2. The printer control section of claim 1, wherein the different
weight of the second treatment mask is lower than the weight of the
first treatment mask.
3. The printer control section of claim 1, wherein the treatment is
a pretreatment, and the ink is colored ink.
4. The printer control section of claim 3, wherein the colored ink
is applied on top of the pretreatment.
5. The printer control section of claim 3, wherein the colored ink
is applied to the swath in a plurality of color printing passes
having respective weights, and the weights of the color printing
passes increase for each consecutive pass.
6. The printer control section of claim 1, wherein the printhead is
to perform P treatment passes over the swath, including the first
pass and the second pass, and the control section is to determine a
set of N print masks, where N is greater than P, each of the N
print masks having equal weight, and the control section is to
assign each of the N print masks to one of the P treatment passes
to form the treatment masks.
7. The printer control section of claim 6, wherein more of the N
print masks are assigned to the first pass than to the second
pass.
8. A method comprising: performing, by a printhead, a first pass
over a swath of a print medium on which the printhead can print
along a direction without the medium moving relative to the
printhead in a perpendicular direction; applying, by the printhead,
an amount of treatment on the swath in the first pass according to
a first treatment mask indicating a first set of pixels in which
the treatment may be applied and having a weight indicative of a
proportion of pixels in the first set; performing, by the
printhead, a second pass over the swath without, after the first
pass, moving the print medium relative to the printhead or applying
ink on the swath; applying, by the printhead, a different amount of
the treatment on the swath in the second pass according to a second
treatment mask indicating a second set of pixels in which the
treatment may be applied and having a different weight indicative
of a portion of pixels in the second set; and applying, by the
printhead, the ink on the swath after the second pass.
9. The method of claim 8, wherein the different weight of the
second treatment mask is lower than the weight of the first
treatment mask.
10. The method of claim 8, wherein the treatment is a pretreatment
and the ink is colored ink.
11. The method of claim 10, wherein the colored ink is applied on
top of the pretreatment.
12. The method of claim 10, wherein the colored ink is applied to
the swath in a plurality of color printing passes having respective
weights, and the weights of the color printing passes increase for
each consecutive pass.
13. The method of claim 8, wherein the printhead performs P
treatment passes over the swath, including the first and the second
pass, and the method further comprises: determining a set of N
print masks, where N is greater than P, each of the N print masks
having equal weight, and assigning each of the N print masks to one
of the P treatment passes to form the treatment masks.
14. The method of claim 13, wherein more of the N print masks are
assigned to the first pass than to the second pass.
15. A printer comprising: a printhead; and a controller to cause
the printhead to: perform a first pass over a swath of a print
medium on which the printhead can print along a direction without
the medium moving relative to the printhead in a perpendicular
direction; apply an amount of treatment on the swath in the first
pass according to a first treatment mask indicating a first set of
pixels in which the treatment may be applied and having a weight
indicative of a proportion of pixels in the first set; perform a
second pass over the swath without, after the first pass, moving
the print medium relative to the printhead or applying ink on the
swath; apply a different amount of the treatment on the swath in
the second pass according to a second treatment mask indicating a
second set of pixels in which the treatment may be applied and
having a different weight indicative of a portion of pixels in the
second set; and apply the ink on the swath after the second pass.
Description
BACKGROUND
[0001] In some printing devices a pretreatment may be applied to a
print medium prior to printing on the medium with colored inks.
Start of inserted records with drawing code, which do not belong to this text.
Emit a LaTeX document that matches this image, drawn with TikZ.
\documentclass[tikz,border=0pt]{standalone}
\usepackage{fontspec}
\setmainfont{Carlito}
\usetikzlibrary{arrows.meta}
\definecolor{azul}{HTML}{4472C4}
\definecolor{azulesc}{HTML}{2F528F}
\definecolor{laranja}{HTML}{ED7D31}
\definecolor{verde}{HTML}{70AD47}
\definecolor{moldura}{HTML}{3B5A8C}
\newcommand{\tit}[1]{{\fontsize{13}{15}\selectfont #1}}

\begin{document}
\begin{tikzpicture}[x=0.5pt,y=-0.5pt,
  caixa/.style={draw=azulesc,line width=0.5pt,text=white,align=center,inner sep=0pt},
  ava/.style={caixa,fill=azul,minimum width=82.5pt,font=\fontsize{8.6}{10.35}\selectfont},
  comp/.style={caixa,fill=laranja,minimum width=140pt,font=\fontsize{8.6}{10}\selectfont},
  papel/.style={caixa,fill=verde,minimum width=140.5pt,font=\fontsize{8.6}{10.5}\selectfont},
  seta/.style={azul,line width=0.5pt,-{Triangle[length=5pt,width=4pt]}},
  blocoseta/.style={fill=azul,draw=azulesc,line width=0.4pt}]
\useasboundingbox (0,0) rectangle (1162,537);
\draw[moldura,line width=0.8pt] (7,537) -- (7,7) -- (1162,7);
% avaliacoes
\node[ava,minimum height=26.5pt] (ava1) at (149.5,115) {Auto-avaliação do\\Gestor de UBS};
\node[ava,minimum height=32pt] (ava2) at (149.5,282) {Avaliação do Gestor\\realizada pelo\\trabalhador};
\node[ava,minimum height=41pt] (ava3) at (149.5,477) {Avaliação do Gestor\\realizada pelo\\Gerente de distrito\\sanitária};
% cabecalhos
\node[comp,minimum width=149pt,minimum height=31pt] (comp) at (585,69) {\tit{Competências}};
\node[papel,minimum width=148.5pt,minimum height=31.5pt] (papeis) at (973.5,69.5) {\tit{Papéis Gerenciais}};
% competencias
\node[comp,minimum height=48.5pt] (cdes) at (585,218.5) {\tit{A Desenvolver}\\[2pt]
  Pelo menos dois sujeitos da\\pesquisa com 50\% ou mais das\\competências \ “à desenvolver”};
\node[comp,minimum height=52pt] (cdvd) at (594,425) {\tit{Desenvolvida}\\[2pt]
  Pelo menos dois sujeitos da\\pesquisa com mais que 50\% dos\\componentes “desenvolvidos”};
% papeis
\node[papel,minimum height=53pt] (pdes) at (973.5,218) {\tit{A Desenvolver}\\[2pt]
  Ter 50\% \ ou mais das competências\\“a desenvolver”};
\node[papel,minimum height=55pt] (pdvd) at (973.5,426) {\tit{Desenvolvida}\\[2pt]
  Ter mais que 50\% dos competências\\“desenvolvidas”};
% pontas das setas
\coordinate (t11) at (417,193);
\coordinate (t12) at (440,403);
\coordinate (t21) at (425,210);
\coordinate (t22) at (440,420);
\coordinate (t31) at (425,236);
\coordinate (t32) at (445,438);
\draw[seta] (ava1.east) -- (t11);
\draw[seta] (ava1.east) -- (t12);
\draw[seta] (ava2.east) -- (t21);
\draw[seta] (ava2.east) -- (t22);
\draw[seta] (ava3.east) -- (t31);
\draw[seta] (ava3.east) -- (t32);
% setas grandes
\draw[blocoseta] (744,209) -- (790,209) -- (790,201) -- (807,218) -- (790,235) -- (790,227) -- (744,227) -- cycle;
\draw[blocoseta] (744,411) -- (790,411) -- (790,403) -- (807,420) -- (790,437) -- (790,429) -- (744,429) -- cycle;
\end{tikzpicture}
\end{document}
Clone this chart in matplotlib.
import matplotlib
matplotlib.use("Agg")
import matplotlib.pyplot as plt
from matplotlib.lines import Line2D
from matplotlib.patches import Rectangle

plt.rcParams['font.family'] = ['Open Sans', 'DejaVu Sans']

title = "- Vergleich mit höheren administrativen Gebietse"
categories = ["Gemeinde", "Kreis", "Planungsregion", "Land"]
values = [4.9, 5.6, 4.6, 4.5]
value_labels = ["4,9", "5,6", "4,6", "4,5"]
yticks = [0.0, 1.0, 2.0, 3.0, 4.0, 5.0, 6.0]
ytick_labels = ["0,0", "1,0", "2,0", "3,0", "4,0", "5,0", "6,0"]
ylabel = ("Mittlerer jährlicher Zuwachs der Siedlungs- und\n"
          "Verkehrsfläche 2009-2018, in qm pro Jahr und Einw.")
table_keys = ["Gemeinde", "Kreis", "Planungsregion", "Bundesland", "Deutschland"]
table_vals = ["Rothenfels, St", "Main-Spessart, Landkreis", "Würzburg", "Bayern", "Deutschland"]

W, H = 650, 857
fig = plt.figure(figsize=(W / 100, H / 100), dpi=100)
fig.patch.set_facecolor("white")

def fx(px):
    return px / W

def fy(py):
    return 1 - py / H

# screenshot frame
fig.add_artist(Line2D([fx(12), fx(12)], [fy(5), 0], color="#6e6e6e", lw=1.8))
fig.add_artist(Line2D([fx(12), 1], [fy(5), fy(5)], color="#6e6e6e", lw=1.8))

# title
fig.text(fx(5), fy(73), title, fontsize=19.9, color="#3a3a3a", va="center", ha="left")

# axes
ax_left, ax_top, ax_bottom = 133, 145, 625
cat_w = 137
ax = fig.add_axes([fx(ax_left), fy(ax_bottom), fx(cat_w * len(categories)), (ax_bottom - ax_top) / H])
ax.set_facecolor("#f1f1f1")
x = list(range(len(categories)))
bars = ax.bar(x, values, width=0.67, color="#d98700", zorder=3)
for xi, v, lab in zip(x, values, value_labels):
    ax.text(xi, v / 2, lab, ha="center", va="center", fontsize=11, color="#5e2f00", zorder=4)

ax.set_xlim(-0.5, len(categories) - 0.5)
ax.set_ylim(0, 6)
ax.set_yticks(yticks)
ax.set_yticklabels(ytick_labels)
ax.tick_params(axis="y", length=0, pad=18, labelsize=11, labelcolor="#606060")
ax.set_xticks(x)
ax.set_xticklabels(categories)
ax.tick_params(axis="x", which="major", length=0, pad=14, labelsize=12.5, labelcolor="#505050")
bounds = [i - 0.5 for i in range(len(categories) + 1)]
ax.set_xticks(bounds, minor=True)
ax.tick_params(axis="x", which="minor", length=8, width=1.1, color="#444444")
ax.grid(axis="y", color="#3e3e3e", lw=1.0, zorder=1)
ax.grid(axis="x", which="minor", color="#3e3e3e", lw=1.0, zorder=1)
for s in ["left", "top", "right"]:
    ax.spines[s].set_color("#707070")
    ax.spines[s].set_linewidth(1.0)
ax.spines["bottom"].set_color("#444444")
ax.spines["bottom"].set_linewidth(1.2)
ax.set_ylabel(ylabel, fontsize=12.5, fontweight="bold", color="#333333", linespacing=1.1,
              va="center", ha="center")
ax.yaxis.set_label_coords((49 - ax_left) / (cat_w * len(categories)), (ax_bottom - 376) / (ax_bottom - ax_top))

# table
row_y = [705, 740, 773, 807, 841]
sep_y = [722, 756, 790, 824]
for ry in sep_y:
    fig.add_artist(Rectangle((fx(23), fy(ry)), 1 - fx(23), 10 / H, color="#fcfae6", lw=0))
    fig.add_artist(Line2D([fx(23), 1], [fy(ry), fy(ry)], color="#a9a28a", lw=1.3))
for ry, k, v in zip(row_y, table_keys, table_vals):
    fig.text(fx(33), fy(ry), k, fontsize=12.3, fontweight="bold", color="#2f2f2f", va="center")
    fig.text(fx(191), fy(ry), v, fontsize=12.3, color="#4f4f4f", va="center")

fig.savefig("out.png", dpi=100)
In
some devices the pretreatment may be applied by a print head.
BRIEF DESCRIPTION OF THE DRAWINGS
[0002] Examples of the invention are further described hereinafter
with reference to the accompanying drawings, in which:
[0003] FIG. 1 shows an example of a printing device.
[0004] FIGS. 2a and 2b show an example of a proportional print
mask.
[0005] FIGS. 3a and 3b show examples of rules for generating a
pretreatment mask.
[0006] FIGS. 4a and 4b show an example of a non-proportional
pretreatment mask.
[0007] FIG. 5 shows a method of generating non-proportional
pretreatment masks. FIG. 6 shows a method according to an
example.
[0008] FIGS. 7a, 7b, 7c, and 7d show an example of applying a
non-proportional pretreatment mask when pretreatment is to be
applied to a part of a swath.
DETAILED DESCRIPTION
[0009] FIG. 1 illustrates an example of a printing device 100
having a printhead 110 that is moveable perpendicular to a feed
direction 130 of a print medium 120. Herein, the feed direction is
a direction in which the medium 120 is fed, and will be referred to
as the y-direction. The direction substantially in the plane of the
medium and perpendicular to the y-direction will be referred to as
the x-direction. Herein, references such as "along the
x-direction," include both positive and negative x-directions. That
is, the sign of the x-direction is not significant.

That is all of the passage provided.